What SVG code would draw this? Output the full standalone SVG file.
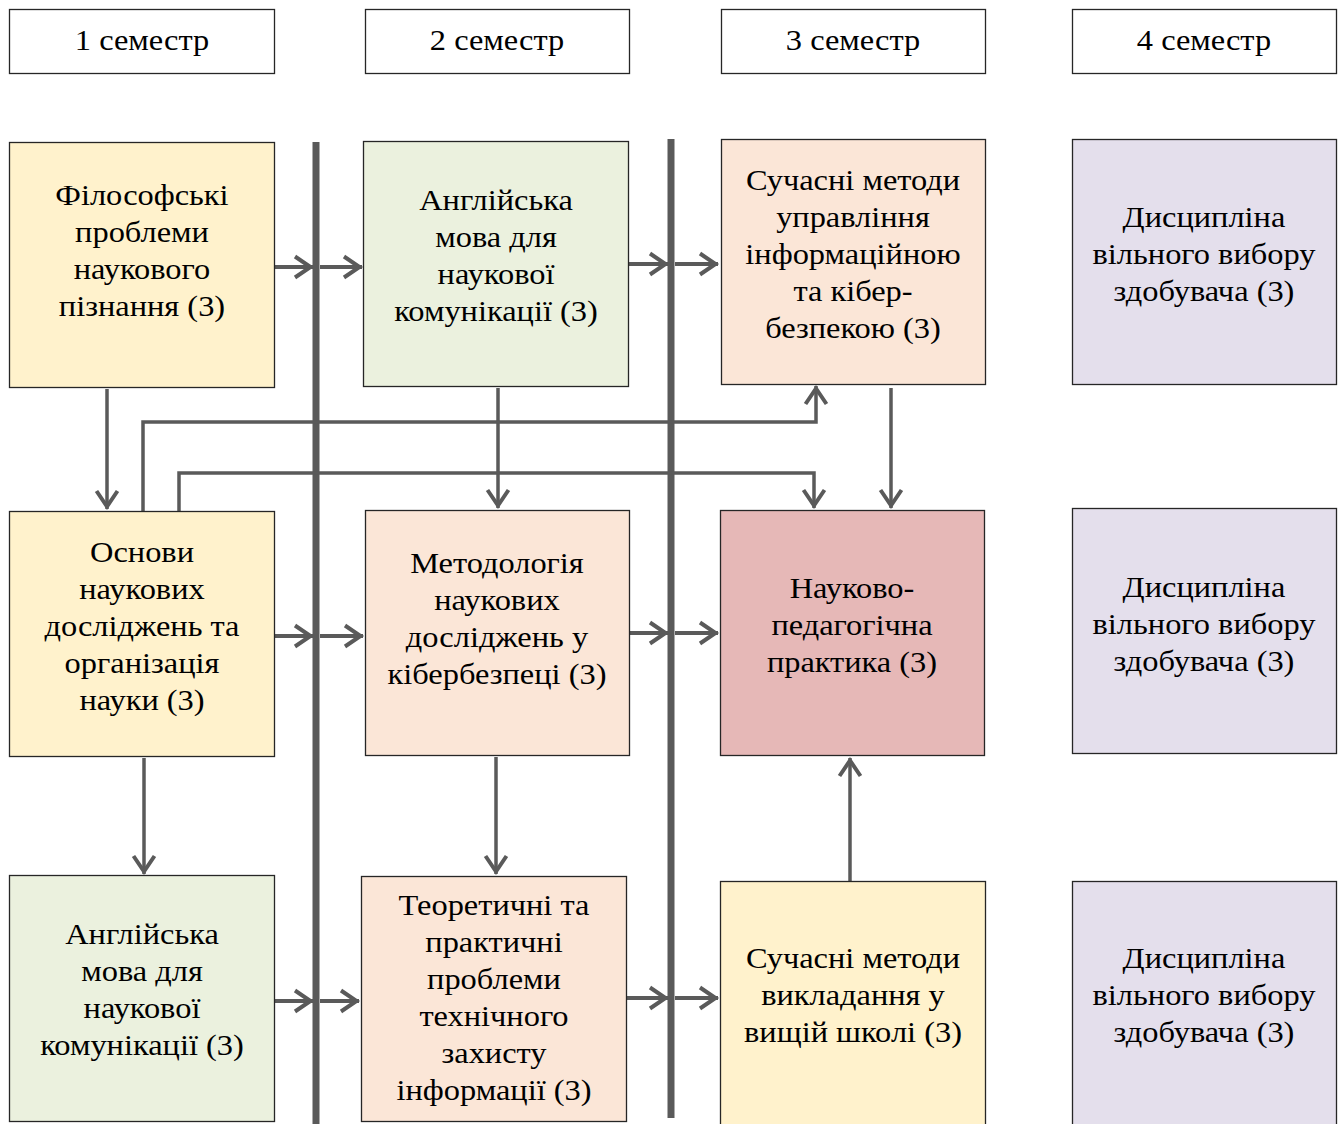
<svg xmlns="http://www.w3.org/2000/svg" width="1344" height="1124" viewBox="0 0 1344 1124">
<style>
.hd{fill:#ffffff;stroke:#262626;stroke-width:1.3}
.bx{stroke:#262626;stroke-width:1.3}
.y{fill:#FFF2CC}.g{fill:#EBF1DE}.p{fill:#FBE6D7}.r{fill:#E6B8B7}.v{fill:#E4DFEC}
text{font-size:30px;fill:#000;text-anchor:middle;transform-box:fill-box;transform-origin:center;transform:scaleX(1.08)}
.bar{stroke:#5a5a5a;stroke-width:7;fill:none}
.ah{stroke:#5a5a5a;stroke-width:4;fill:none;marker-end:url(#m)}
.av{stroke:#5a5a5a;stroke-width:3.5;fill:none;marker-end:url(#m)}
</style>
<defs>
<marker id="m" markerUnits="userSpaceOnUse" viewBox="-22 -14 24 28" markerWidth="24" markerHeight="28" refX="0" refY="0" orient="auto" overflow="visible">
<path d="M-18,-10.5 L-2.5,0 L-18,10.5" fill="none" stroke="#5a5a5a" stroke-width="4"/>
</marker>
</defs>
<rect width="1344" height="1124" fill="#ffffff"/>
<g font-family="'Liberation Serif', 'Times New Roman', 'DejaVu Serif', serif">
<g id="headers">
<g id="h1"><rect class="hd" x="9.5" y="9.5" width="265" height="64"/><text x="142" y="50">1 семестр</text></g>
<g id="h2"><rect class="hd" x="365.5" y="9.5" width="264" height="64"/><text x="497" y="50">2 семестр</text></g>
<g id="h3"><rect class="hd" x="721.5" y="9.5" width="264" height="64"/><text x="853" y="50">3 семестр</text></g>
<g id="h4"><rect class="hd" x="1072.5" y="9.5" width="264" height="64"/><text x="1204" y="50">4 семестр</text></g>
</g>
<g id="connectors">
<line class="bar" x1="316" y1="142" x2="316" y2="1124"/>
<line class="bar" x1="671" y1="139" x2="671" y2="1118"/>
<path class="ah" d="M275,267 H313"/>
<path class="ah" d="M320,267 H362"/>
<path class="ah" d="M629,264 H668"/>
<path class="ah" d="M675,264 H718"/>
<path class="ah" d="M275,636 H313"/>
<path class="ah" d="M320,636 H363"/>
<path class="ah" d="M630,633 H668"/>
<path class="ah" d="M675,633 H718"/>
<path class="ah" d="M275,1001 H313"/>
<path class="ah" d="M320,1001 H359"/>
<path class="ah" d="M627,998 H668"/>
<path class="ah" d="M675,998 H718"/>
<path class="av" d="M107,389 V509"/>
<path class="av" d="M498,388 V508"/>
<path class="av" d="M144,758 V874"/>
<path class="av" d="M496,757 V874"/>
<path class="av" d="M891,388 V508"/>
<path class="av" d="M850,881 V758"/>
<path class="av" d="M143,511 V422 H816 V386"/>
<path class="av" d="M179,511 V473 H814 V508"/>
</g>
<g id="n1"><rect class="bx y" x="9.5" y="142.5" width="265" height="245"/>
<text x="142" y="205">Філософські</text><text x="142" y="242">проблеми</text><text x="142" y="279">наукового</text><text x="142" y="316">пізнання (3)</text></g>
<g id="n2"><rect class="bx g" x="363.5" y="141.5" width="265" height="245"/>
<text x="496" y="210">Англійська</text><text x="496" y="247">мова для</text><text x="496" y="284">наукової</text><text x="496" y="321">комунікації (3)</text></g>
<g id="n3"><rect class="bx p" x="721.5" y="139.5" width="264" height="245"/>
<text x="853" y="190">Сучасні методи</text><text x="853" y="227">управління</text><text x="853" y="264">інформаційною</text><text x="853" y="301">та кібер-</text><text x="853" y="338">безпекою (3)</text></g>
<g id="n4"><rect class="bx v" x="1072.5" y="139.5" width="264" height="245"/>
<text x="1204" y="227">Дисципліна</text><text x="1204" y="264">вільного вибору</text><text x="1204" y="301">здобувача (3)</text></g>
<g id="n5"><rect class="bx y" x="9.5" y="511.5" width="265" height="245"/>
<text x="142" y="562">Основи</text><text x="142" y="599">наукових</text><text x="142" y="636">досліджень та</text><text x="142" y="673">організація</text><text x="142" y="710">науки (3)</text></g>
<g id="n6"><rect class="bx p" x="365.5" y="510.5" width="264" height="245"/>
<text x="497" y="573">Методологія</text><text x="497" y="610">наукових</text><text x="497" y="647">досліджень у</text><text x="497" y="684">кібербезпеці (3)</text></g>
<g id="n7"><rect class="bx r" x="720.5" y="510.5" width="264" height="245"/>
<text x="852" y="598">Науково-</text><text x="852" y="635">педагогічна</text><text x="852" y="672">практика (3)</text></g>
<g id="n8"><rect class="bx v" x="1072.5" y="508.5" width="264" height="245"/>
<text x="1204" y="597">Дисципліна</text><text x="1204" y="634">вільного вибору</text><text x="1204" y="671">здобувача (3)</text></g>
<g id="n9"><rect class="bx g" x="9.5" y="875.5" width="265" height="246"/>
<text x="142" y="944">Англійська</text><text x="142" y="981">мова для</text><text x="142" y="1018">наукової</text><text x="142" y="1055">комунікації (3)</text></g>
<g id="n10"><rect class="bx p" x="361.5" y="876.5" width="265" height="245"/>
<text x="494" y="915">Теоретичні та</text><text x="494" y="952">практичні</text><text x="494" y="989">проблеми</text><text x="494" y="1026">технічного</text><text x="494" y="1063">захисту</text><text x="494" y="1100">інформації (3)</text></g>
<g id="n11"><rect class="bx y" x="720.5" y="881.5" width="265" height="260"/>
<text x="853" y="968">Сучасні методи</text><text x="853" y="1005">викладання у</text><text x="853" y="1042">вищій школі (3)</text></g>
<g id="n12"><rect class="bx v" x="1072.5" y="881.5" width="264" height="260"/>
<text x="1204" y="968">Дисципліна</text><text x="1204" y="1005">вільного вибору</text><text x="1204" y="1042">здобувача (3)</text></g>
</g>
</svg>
= = =
- [Your goal]:
Working from the lines above, reproduce the material exactly and exclude its pictures.

- [Complete output]:
What SVG code would draw this? Output the full standalone SVG file.
<svg xmlns="http://www.w3.org/2000/svg" width="1344" height="1124" viewBox="0 0 1344 1124">
<style>
.hd{fill:#ffffff;stroke:#262626;stroke-width:1.3}
.bx{stroke:#262626;stroke-width:1.3}
.y{fill:#FFF2CC}.g{fill:#EBF1DE}.p{fill:#FBE6D7}.r{fill:#E6B8B7}.v{fill:#E4DFEC}
text{font-size:30px;fill:#000;text-anchor:middle;transform-box:fill-box;transform-origin:center;transform:scaleX(1.08)}
.bar{stroke:#5a5a5a;stroke-width:7;fill:none}
.ah{stroke:#5a5a5a;stroke-width:4;fill:none;marker-end:url(#m)}
.av{stroke:#5a5a5a;stroke-width:3.5;fill:none;marker-end:url(#m)}
</style>
<defs>
<marker id="m" markerUnits="userSpaceOnUse" viewBox="-22 -14 24 28" markerWidth="24" markerHeight="28" refX="0" refY="0" orient="auto" overflow="visible">
<path d="M-18,-10.5 L-2.5,0 L-18,10.5" fill="none" stroke="#5a5a5a" stroke-width="4"/>
</marker>
</defs>
<rect width="1344" height="1124" fill="#ffffff"/>
<g font-family="'Liberation Serif', 'Times New Roman', 'DejaVu Serif', serif">
<g id="headers">
<g id="h1"><rect class="hd" x="9.5" y="9.5" width="265" height="64"/><text x="142" y="50">1 семестр</text></g>
<g id="h2"><rect class="hd" x="365.5" y="9.5" width="264" height="64"/><text x="497" y="50">2 семестр</text></g>
<g id="h3"><rect class="hd" x="721.5" y="9.5" width="264" height="64"/><text x="853" y="50">3 семестр</text></g>
<g id="h4"><rect class="hd" x="1072.5" y="9.5" width="264" height="64"/><text x="1204" y="50">4 семестр</text></g>
</g>
<g id="connectors">
<line class="bar" x1="316" y1="142" x2="316" y2="1124"/>
<line class="bar" x1="671" y1="139" x2="671" y2="1118"/>
<path class="ah" d="M275,267 H313"/>
<path class="ah" d="M320,267 H362"/>
<path class="ah" d="M629,264 H668"/>
<path class="ah" d="M675,264 H718"/>
<path class="ah" d="M275,636 H313"/>
<path class="ah" d="M320,636 H363"/>
<path class="ah" d="M630,633 H668"/>
<path class="ah" d="M675,633 H718"/>
<path class="ah" d="M275,1001 H313"/>
<path class="ah" d="M320,1001 H359"/>
<path class="ah" d="M627,998 H668"/>
<path class="ah" d="M675,998 H718"/>
<path class="av" d="M107,389 V509"/>
<path class="av" d="M498,388 V508"/>
<path class="av" d="M144,758 V874"/>
<path class="av" d="M496,757 V874"/>
<path class="av" d="M891,388 V508"/>
<path class="av" d="M850,881 V758"/>
<path class="av" d="M143,511 V422 H816 V386"/>
<path class="av" d="M179,511 V473 H814 V508"/>
</g>
<g id="n1"><rect class="bx y" x="9.5" y="142.5" width="265" height="245"/>
<text x="142" y="205">Філософські</text><text x="142" y="242">проблеми</text><text x="142" y="279">наукового</text><text x="142" y="316">пізнання (3)</text></g>
<g id="n2"><rect class="bx g" x="363.5" y="141.5" width="265" height="245"/>
<text x="496" y="210">Англійська</text><text x="496" y="247">мова для</text><text x="496" y="284">наукової</text><text x="496" y="321">комунікації (3)</text></g>
<g id="n3"><rect class="bx p" x="721.5" y="139.5" width="264" height="245"/>
<text x="853" y="190">Сучасні методи</text><text x="853" y="227">управління</text><text x="853" y="264">інформаційною</text><text x="853" y="301">та кібер-</text><text x="853" y="338">безпекою (3)</text></g>
<g id="n4"><rect class="bx v" x="1072.5" y="139.5" width="264" height="245"/>
<text x="1204" y="227">Дисципліна</text><text x="1204" y="264">вільного вибору</text><text x="1204" y="301">здобувача (3)</text></g>
<g id="n5"><rect class="bx y" x="9.5" y="511.5" width="265" height="245"/>
<text x="142" y="562">Основи</text><text x="142" y="599">наукових</text><text x="142" y="636">досліджень та</text><text x="142" y="673">організація</text><text x="142" y="710">науки (3)</text></g>
<g id="n6"><rect class="bx p" x="365.5" y="510.5" width="264" height="245"/>
<text x="497" y="573">Методологія</text><text x="497" y="610">наукових</text><text x="497" y="647">досліджень у</text><text x="497" y="684">кібербезпеці (3)</text></g>
<g id="n7"><rect class="bx r" x="720.5" y="510.5" width="264" height="245"/>
<text x="852" y="598">Науково-</text><text x="852" y="635">педагогічна</text><text x="852" y="672">практика (3)</text></g>
<g id="n8"><rect class="bx v" x="1072.5" y="508.5" width="264" height="245"/>
<text x="1204" y="597">Дисципліна</text><text x="1204" y="634">вільного вибору</text><text x="1204" y="671">здобувача (3)</text></g>
<g id="n9"><rect class="bx g" x="9.5" y="875.5" width="265" height="246"/>
<text x="142" y="944">Англійська</text><text x="142" y="981">мова для</text><text x="142" y="1018">наукової</text><text x="142" y="1055">комунікації (3)</text></g>
<g id="n10"><rect class="bx p" x="361.5" y="876.5" width="265" height="245"/>
<text x="494" y="915">Теоретичні та</text><text x="494" y="952">практичні</text><text x="494" y="989">проблеми</text><text x="494" y="1026">технічного</text><text x="494" y="1063">захисту</text><text x="494" y="1100">інформації (3)</text></g>
<g id="n11"><rect class="bx y" x="720.5" y="881.5" width="265" height="260"/>
<text x="853" y="968">Сучасні методи</text><text x="853" y="1005">викладання у</text><text x="853" y="1042">вищій школі (3)</text></g>
<g id="n12"><rect class="bx v" x="1072.5" y="881.5" width="264" height="260"/>
<text x="1204" y="968">Дисципліна</text><text x="1204" y="1005">вільного вибору</text><text x="1204" y="1042">здобувача (3)</text></g>
</g>
</svg>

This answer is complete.